*The exercise:* Quote the data below in full, minus the images.

-- start of Information supplied --

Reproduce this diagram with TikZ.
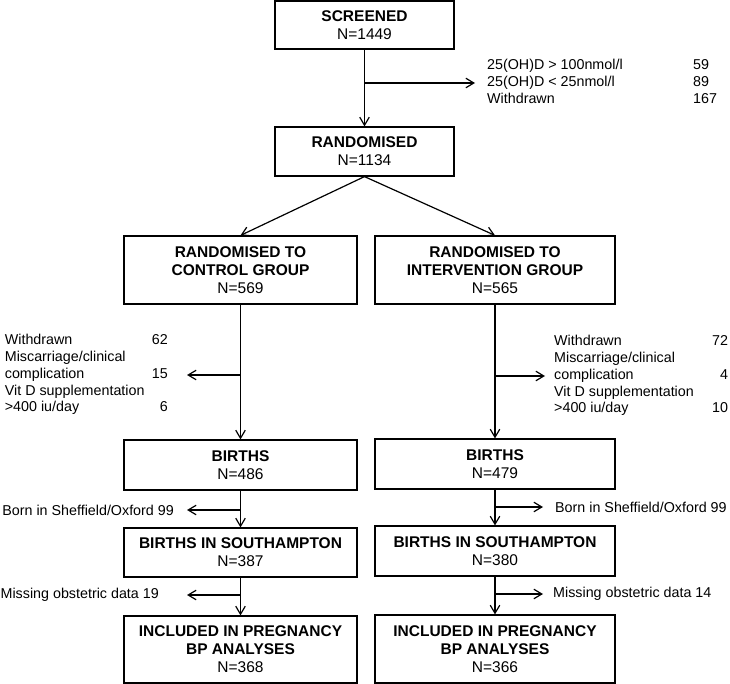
\documentclass[tikz,border=0pt]{standalone}
\usepackage{fontspec}
\setmainfont{Liberation Sans}
\usetikzlibrary{arrows.meta}
\begin{document}
\begin{tikzpicture}[x=1pt,y=-1pt,
  box/.style={draw, line width=1.2pt, align=center, inner sep=0pt, font=\fontsize{15.5}{18}\selectfont},
  cbox/.style={box, minimum width=233pt},
  ibox/.style={box, minimum width=240pt},
  side/.style={inner ysep=0pt, font=\fontsize{14.3}{16.8}\selectfont},
  flow/.style={draw, line width=1.2pt, -{Straight Barb[length=8pt,width=9.5pt,line width=1.2pt]}}]
\useasboundingbox (0,0) rectangle (730,684);
% main boxes
\node[box, minimum width=179pt, minimum height=48pt] (scr) at (364.5,25) {\textbf{SCREENED}\\N=1449};
\node[box, minimum width=179pt, minimum height=49pt] (rand) at (364.5,151.5) {\textbf{RANDOMISED}\\N=1134};
\node[cbox, minimum height=68pt] (ctrl) at (240.5,270) {\textbf{RANDOMISED TO}\\\textbf{CONTROL GROUP}\\N=569};
\node[ibox, minimum height=68pt] (intv) at (495,270) {\textbf{RANDOMISED TO}\\\textbf{INTERVENTION GROUP}\\N=565};
\node[cbox, minimum height=50pt] (bc) at (240.5,465) {\textbf{BIRTHS}\\N=486};
\node[ibox, minimum height=50pt] (bi) at (495,464) {\textbf{BIRTHS}\\N=479};
\node[cbox, minimum height=49pt] (sc) at (240.5,552.5) {\textbf{BIRTHS IN SOUTHAMPTON}\\N=387};
\node[ibox, minimum height=50pt] (si) at (495,551) {\textbf{BIRTHS IN SOUTHAMPTON}\\N=380};
\node[cbox, minimum height=67pt] (fc) at (240.5,649.5) {\textbf{INCLUDED IN PREGNANCY}\\\textbf{BP ANALYSES}\\N=368};
\node[ibox, minimum height=68pt] (fi) at (495,649) {\textbf{INCLUDED IN PREGNANCY}\\\textbf{BP ANALYSES}\\N=366};
% side texts
\node[side, font=\fontsize{14.3}{17.4}\selectfont, anchor=west, inner xsep=12pt] (t1) at (475,83)
  {\begin{tabular}{@{}p{206pt}@{}l@{}}25(OH)D > 100nmol/l & 59\\25(OH)D < 25nmol/l & 89\\Withdrawn & 167\end{tabular}};
\node[side, anchor=east, inner xsep=19pt] (cx) at (187,375)
  {\begin{tabular}{@{}p{147pt}@{}r@{}}Withdrawn & 62\\Miscarriage/clinical & \\complication & 15\\Vit D supplementation & \\>400 iu/day & 6\end{tabular}};
\node[side, anchor=west, inner xsep=9pt] (ix) at (545,376)
  {\begin{tabular}{@{}p{158pt}@{}r@{}}Withdrawn & 72\\Miscarriage/clinical & \\complication & 4\\Vit D supplementation & \\>400 iu/day & 10\end{tabular}};
\node[side, anchor=east, inner xsep=13pt] (cb) at (187,510) {Born in Sheffield/Oxford 99};
\node[side, anchor=west, inner xsep=12pt] (ib) at (543,507) {Born in Sheffield/Oxford 99};
\node[side, anchor=east, inner xsep=28pt] (cm) at (187,595) {Missing obstetric data 19};
\node[side, anchor=west, inner xsep=10pt] (im) at (543,594) {Missing obstetric data 14};
% connectors
\draw[flow] (scr.south) -- (rand.north);
\draw[flow] (scr.south |- t1.west) -- (t1.west);
\draw[flow] (rand.south) -- (ctrl.north);
\draw[flow] (rand.south) -- (intv.north);
\draw[flow] (ctrl.south) -- (bc.north);
\draw[flow] (intv.south) -- (bi.north);
\draw[flow] (ctrl.south |- cx.east) -- (cx.east);
\draw[flow] (intv.south |- ix.west) -- (ix.west);
\draw[flow] (bc.south) -- (sc.north);
\draw[flow] (bi.south) -- (si.north);
\draw[flow] (bc.south |- cb.east) -- (cb.east);
\draw[flow] (bi.south |- ib.west) -- (ib.west);
\draw[flow] (sc.south) -- (fc.north);
\draw[flow] (si.south) -- (fi.north);
\draw[flow] (sc.south |- cm.east) -- (cm.east);
\draw[flow] (si.south |- im.west) -- (im.west);
\end{tikzpicture}
\end{document}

-- end of Information supplied --

*Correct response:*
Reproduce this diagram with TikZ.
\documentclass[tikz,border=0pt]{standalone}
\usepackage{fontspec}
\setmainfont{Liberation Sans}
\usetikzlibrary{arrows.meta}
\begin{document}
\begin{tikzpicture}[x=1pt,y=-1pt,
  box/.style={draw, line width=1.2pt, align=center, inner sep=0pt, font=\fontsize{15.5}{18}\selectfont},
  cbox/.style={box, minimum width=233pt},
  ibox/.style={box, minimum width=240pt},
  side/.style={inner ysep=0pt, font=\fontsize{14.3}{16.8}\selectfont},
  flow/.style={draw, line width=1.2pt, -{Straight Barb[length=8pt,width=9.5pt,line width=1.2pt]}}]
\useasboundingbox (0,0) rectangle (730,684);
% main boxes
\node[box, minimum width=179pt, minimum height=48pt] (scr) at (364.5,25) {\textbf{SCREENED}\\N=1449};
\node[box, minimum width=179pt, minimum height=49pt] (rand) at (364.5,151.5) {\textbf{RANDOMISED}\\N=1134};
\node[cbox, minimum height=68pt] (ctrl) at (240.5,270) {\textbf{RANDOMISED TO}\\\textbf{CONTROL GROUP}\\N=569};
\node[ibox, minimum height=68pt] (intv) at (495,270) {\textbf{RANDOMISED TO}\\\textbf{INTERVENTION GROUP}\\N=565};
\node[cbox, minimum height=50pt] (bc) at (240.5,465) {\textbf{BIRTHS}\\N=486};
\node[ibox, minimum height=50pt] (bi) at (495,464) {\textbf{BIRTHS}\\N=479};
\node[cbox, minimum height=49pt] (sc) at (240.5,552.5) {\textbf{BIRTHS IN SOUTHAMPTON}\\N=387};
\node[ibox, minimum height=50pt] (si) at (495,551) {\textbf{BIRTHS IN SOUTHAMPTON}\\N=380};
\node[cbox, minimum height=67pt] (fc) at (240.5,649.5) {\textbf{INCLUDED IN PREGNANCY}\\\textbf{BP ANALYSES}\\N=368};
\node[ibox, minimum height=68pt] (fi) at (495,649) {\textbf{INCLUDED IN PREGNANCY}\\\textbf{BP ANALYSES}\\N=366};
% side texts
\node[side, font=\fontsize{14.3}{17.4}\selectfont, anchor=west, inner xsep=12pt] (t1) at (475,83)
  {\begin{tabular}{@{}p{206pt}@{}l@{}}25(OH)D > 100nmol/l & 59\\25(OH)D < 25nmol/l & 89\\Withdrawn & 167\end{tabular}};
\node[side, anchor=east, inner xsep=19pt] (cx) at (187,375)
  {\begin{tabular}{@{}p{147pt}@{}r@{}}Withdrawn & 62\\Miscarriage/clinical & \\complication & 15\\Vit D supplementation & \\>400 iu/day & 6\end{tabular}};
\node[side, anchor=west, inner xsep=9pt] (ix) at (545,376)
  {\begin{tabular}{@{}p{158pt}@{}r@{}}Withdrawn & 72\\Miscarriage/clinical & \\complication & 4\\Vit D supplementation & \\>400 iu/day & 10\end{tabular}};
\node[side, anchor=east, inner xsep=13pt] (cb) at (187,510) {Born in Sheffield/Oxford 99};
\node[side, anchor=west, inner xsep=12pt] (ib) at (543,507) {Born in Sheffield/Oxford 99};
\node[side, anchor=east, inner xsep=28pt] (cm) at (187,595) {Missing obstetric data 19};
\node[side, anchor=west, inner xsep=10pt] (im) at (543,594) {Missing obstetric data 14};
% connectors
\draw[flow] (scr.south) -- (rand.north);
\draw[flow] (scr.south |- t1.west) -- (t1.west);
\draw[flow] (rand.south) -- (ctrl.north);
\draw[flow] (rand.south) -- (intv.north);
\draw[flow] (ctrl.south) -- (bc.north);
\draw[flow] (intv.south) -- (bi.north);
\draw[flow] (ctrl.south |- cx.east) -- (cx.east);
\draw[flow] (intv.south |- ix.west) -- (ix.west);
\draw[flow] (bc.south) -- (sc.north);
\draw[flow] (bi.south) -- (si.north);
\draw[flow] (bc.south |- cb.east) -- (cb.east);
\draw[flow] (bi.south |- ib.west) -- (ib.west);
\draw[flow] (sc.south) -- (fc.north);
\draw[flow] (si.south) -- (fi.north);
\draw[flow] (sc.south |- cm.east) -- (cm.east);
\draw[flow] (si.south |- im.west) -- (im.west);
\end{tikzpicture}
\end{document}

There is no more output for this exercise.